Dans les zones les plus éloignées de Tombouctou, on a été informé que certaines personnes ont perdu leurs animaux à cause de cette sécheresse. Il y’avait une pénurie d’eau qui a provoqué la mort et la fuite de certains animaux.
Mehari-Post : Pouvez-vous nous citer quelques villages ou zones qui ont subi des situations catastrophiques agro-pastorales ? Expliquez nous les situations difficiles dans lesquelles les populations de ces zones vivent ?
- Ce sont des zones qui traversent beaucoup de difficultés. Je connais mon village « Indala » à 80 km au Nord-Est de Tombouctou. Les gens du village sont venus nous rapporter des informations que leurs animaux ont été décimés et qu’ils ont beaucoup de difficultés actuellement à faire face à cette extrême chaleur. Nous avons vécu une sécheresse qui fait peur surtout en ce qui concerne chez les personnes âgées qui ont vécu cette sécheresse en 1973 et 1985. Il y a d’autres zones aussi où les gens nous informent que la situation est difficile. Ce qui aggrave ceci est que durant l’été 2021, la région de Tombouctou n’a pas la chance d’avoir des pluies car c’étaient deux ou trois pluies qui sont tombés de façon sporadiques dans certaines localités et cela créent des conflits entre les éleveurs transitaires autour des pâturages et des points d’eau qui sont rares. L’année d’avant aussi la région était presque dans la même situation c’est-à-dire il n’y avait pas assez de pâturages vu que les autorités locales ainsi les organisations humainitaires n’ont pas la possibilité à csuse de l’insécurité grandissante à oeuvré pour que les populations soient dans les conditions.

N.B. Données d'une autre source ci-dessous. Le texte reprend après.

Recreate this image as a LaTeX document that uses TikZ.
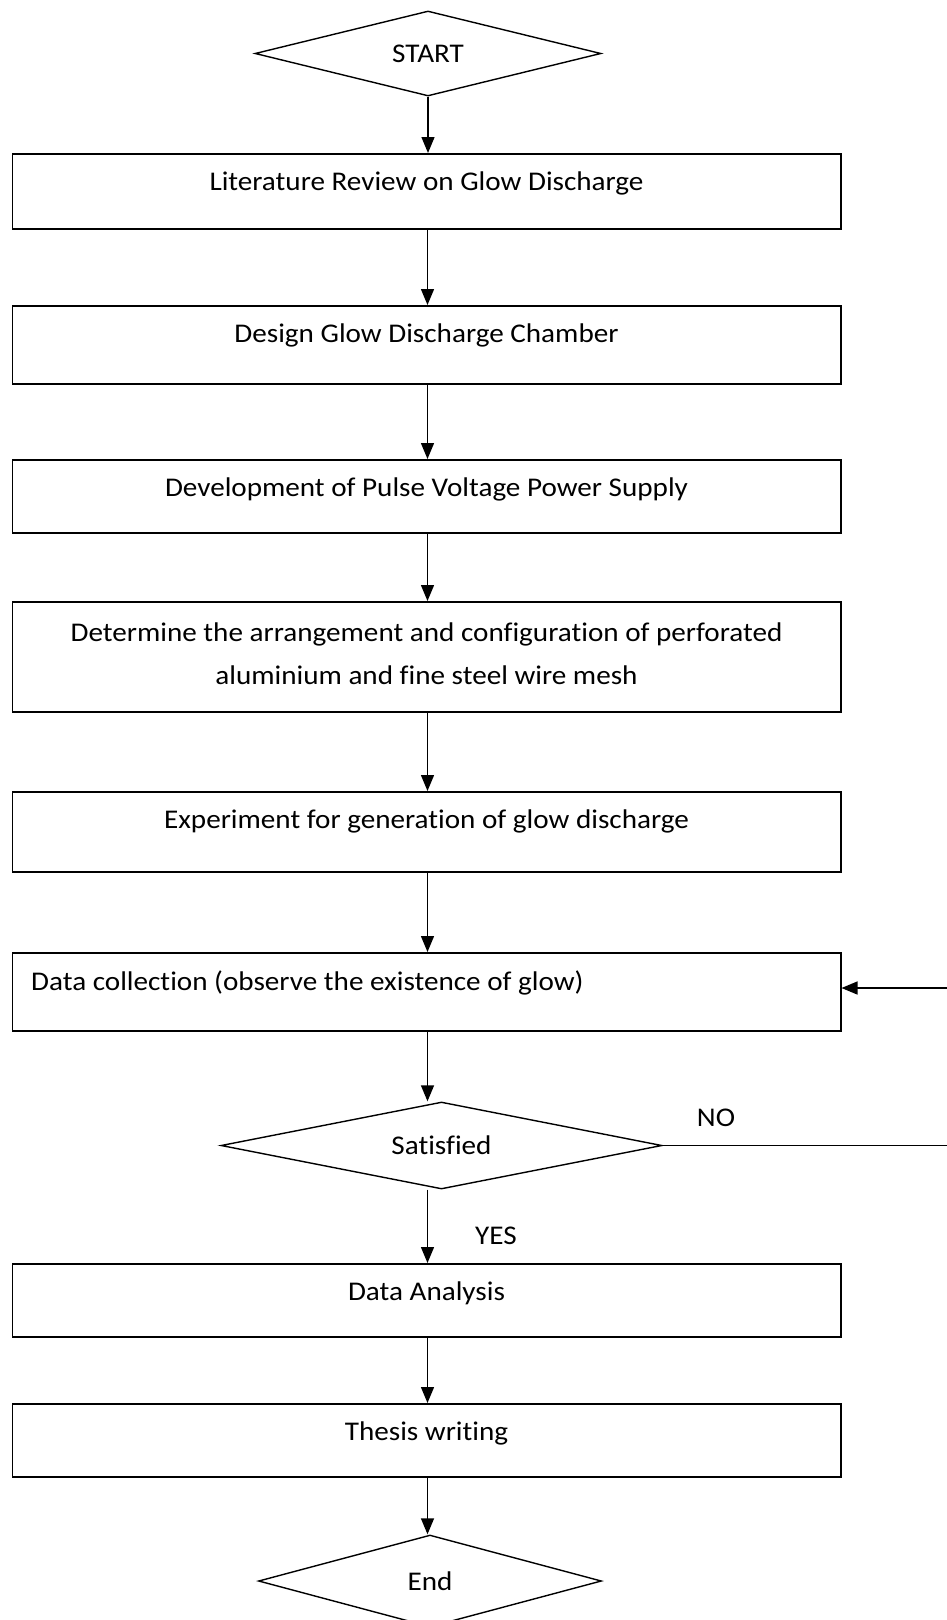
\documentclass[tikz,border=0pt]{standalone}
\usepackage{fontspec}
\setmainfont[FakeStretch=1.08, Ligatures={NoCommon}]{Carlito}
\usetikzlibrary{shapes.geometric,arrows.meta}
\begin{document}
\begin{tikzpicture}[x=1pt,y=-1pt,
  every node/.style={font=\fontsize{27}{43}\selectfont},
  box/.style={draw, line width=1.5pt, rectangle, inner sep=0pt, minimum width=828.5pt, anchor=north west},
  dia/.style={draw, line width=1.4pt, diamond, shape aspect=4, inner sep=0pt},
  arr/.style={line width=1.4pt, -{Triangle[length=16pt,width=13pt]}},
  plain/.style={line width=1.4pt},
  boxtext/.style={anchor=center, yshift=-30.5pt}
]
\useasboundingbox (0,0) rectangle (947,1620);
\coordinate (ax) at (427.5,0);

\node[dia, minimum width=346pt, minimum height=85pt] (start) at (428,53.5) {START};

\node[box, minimum height=75pt, label={[boxtext]north:Literature Review on Glow Discharge}] (b1) at (11.5,153) {};
\node[box, minimum height=78pt, label={[boxtext]north:Design Glow Discharge Chamber}] (b2) at (11.5,305) {};
\node[box, minimum height=73pt, label={[boxtext]north:Development of Pulse Voltage Power Supply}] (b3) at (11.5,459) {};
\node[box, minimum height=110pt, label={[anchor=center, yshift=-52.5pt, align=center]north:Determine the arrangement and configuration of perforated\\aluminium and fine steel wire mesh}] (b4) at (11.5,601) {};
\node[box, minimum height=80pt, label={[boxtext]north:Experiment for generation of glow discharge}] (b5) at (11.5,791) {};
\node[box, minimum height=78pt] (b6) at (11.5,952) {};
\node[anchor=west, inner sep=0pt] (t6) at (31,983) {Data collection (observe the existence of glow)};

\node[dia, minimum width=441pt, minimum height=87pt] (sat) at (441.5,1145.5) {Satisfied};

\node[box, minimum height=73pt, label={[boxtext]north:Data Analysis}] (b7) at (11.5,1263) {};
\node[box, minimum height=73pt, label={[boxtext]north:Thesis writing}] (b8) at (11.5,1403) {};

\node[dia, minimum width=343pt, minimum height=92pt] (endd) at (430,1581) {End};

\node (no) at (716,1118) {NO};
\node (yes) at (496,1236) {YES};

\coordinate (noR) at (947,1145.5);
\coordinate (backR) at (947,988);

\draw[arr] (start.south) -- (b1.north -| start.south);
\draw[arr] (b1.south -| ax) -- (b2.north -| ax);
\draw[arr] (b2.south -| ax) -- (b3.north -| ax);
\draw[arr] (b3.south -| ax) -- (b4.north -| ax);
\draw[arr] (b4.south -| ax) -- (b5.north -| ax);
\draw[arr] (b5.south -| ax) -- (b6.north -| ax);
\draw[arr] (b6.south -| ax) -- (sat.north -| ax);
\draw[arr] (sat.south -| ax) -- (b7.north -| ax);
\draw[arr] (b7.south -| ax) -- (b8.north -| ax);
\draw[arr] (b8.south -| ax) -- (endd.north -| ax);
\draw[plain] (sat.east) -- (noR);
\draw[arr] (backR) -- (b6.east |- backR);
\end{tikzpicture}
\end{document}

Les conditions ne sont pas réunies pour faciliter leur résilience. Aujourd’hui, c’est aux jeunes de se lever et de travailler d’arrache-pied et dur afin d’essayer d’aller chercher tous les moyens nécessaires pour faciliter la vie de ces communautés nomades. Ces personnes souffrent et qui font seules face à la crise multidimensionnelle sur le plan sécuritaire la crise face au climat. Ces populations ont besoin de nos soutiens et comme nous faisons partie de ces communautés. Nous sommes les ambassadeurs de ces communautés.

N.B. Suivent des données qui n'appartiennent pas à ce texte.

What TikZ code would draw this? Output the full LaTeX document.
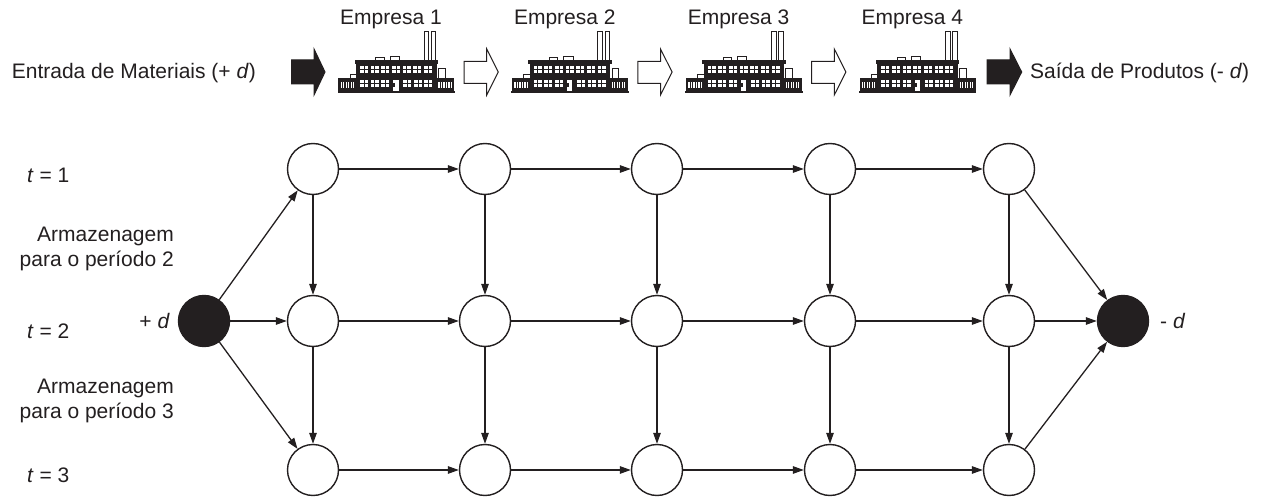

Mehari-Post : Parlez nous un peu des membres et les objectifs de votre organisation à Tombouctou?
-Salah: Notre association a été créee en Septembre 2019 c’était le moment où j’ai fini mes études en Algérie. Avec des camarades, nous avons directement constaté malheureusement le dégât causé il y a des années et nous avons décidé de faire quelque chose pour donner une vie aux jeunes, femmes, enfants et vieilles personnes et de faire vivre la ville et les milieux ruraux de la région en donnant les opportinutés à certaines personnes. Nous avons un bureau de 11 membres dont 05 femmes. Notre association compte plus de trente membres en assemblée générale avec ceux qui ne sont pas dans le bureau exécutif et nous avons toujours mis les femmes en avant au sein de l’organisation et dans plusieurs activités que nous avions mené. Les communautés de notre espace du Sahara et surtout riveraines du fleuve Niger sont des sociétés matriarcales, composées de touaregs de songhoïs et des arabes. Dans tous les villages où nous sommes passés, nous avons vu que les femmes sont mises en avant dans le cadre de la prise de certaines décisions. Nous leur donnons une possibilité de discuter avec les hommes et acteurs administratifs locaux externes. Nous mettons les femmes et les jeunes en avant pour la relève. Lors de nos projets, nous avons un comité de pilotage ainsi qu’un réseau des personnes ressources où nous unissons les hommes et les femmes afin qu’ils travaillent ensemble et chercher des solutions aux difficultés posées sur lesquelles nous travaillons.
Mehari-post : En tant qu’étudiant en Master en Ingénierie de développement local, pouvez-vous nous expliquer quelles sont les expériences que vous avez acquises lors vos études en Algérie, de votre passage au Burkina Faso, en passant par le Mali, votre ville natale et ainsi que la France ? Dites nous le point que vous créez entre Lyon et Tombouctou ?
- Il faut savoir qu’après ma formation en Algérie. Lorsque mes camarades et moi avions fondé l’Association Nomade AGNA, nous avions mené quelques activités en partenariat avec de jeunes associations sur place. Personnellement, j’ai fait un master en management des projets d’organisations et c’est ce qui m’a permis de travailler pour le fonctionnement de l’Association. Par contre, plus tard dans le temps, nous avons y à faire une évaluation des besoins sur le terrain. Ensuite j’ai décidé de me former pour pouvoir faire face à ces besoins et c’est ce qui m’a poussé de faire des études à Lyon sur l’ingénierie en développement local et c’est ce qui va nous permettre de trouver des solutions sur place à nos problèmes.
Cette formation me permettra dans l’avenir d’avoir un bagage technique à mettre au service de l’association pour user des ressources locales pour développer nos zones respectives.
Mehari-post : Quelles sont vos perspectives ?
Je remercie le Mehari-Post qui nous a permis de nous exprimer. L’Association Nomade AGNA a en perspective de projet de mener des activités culturelles dans la région de Tombouctou, mais aussi de projet de renforcement de capacités des femmes sur la transformation céréalière qui permettra une émancipation économique aux femmes nomades de Tombouctou. AGNA a d’autres perspectives en cours. Nous lançons un appel à toute personne de bonne volonté de venir voir ce que nous faisons et ce que nous pourrons faire ensemble. Nous remercions le directeur du Mehari-Post qui est un jeune doté d’expérience, et ainsi que toutes les personnes qui vont lire cet entretien.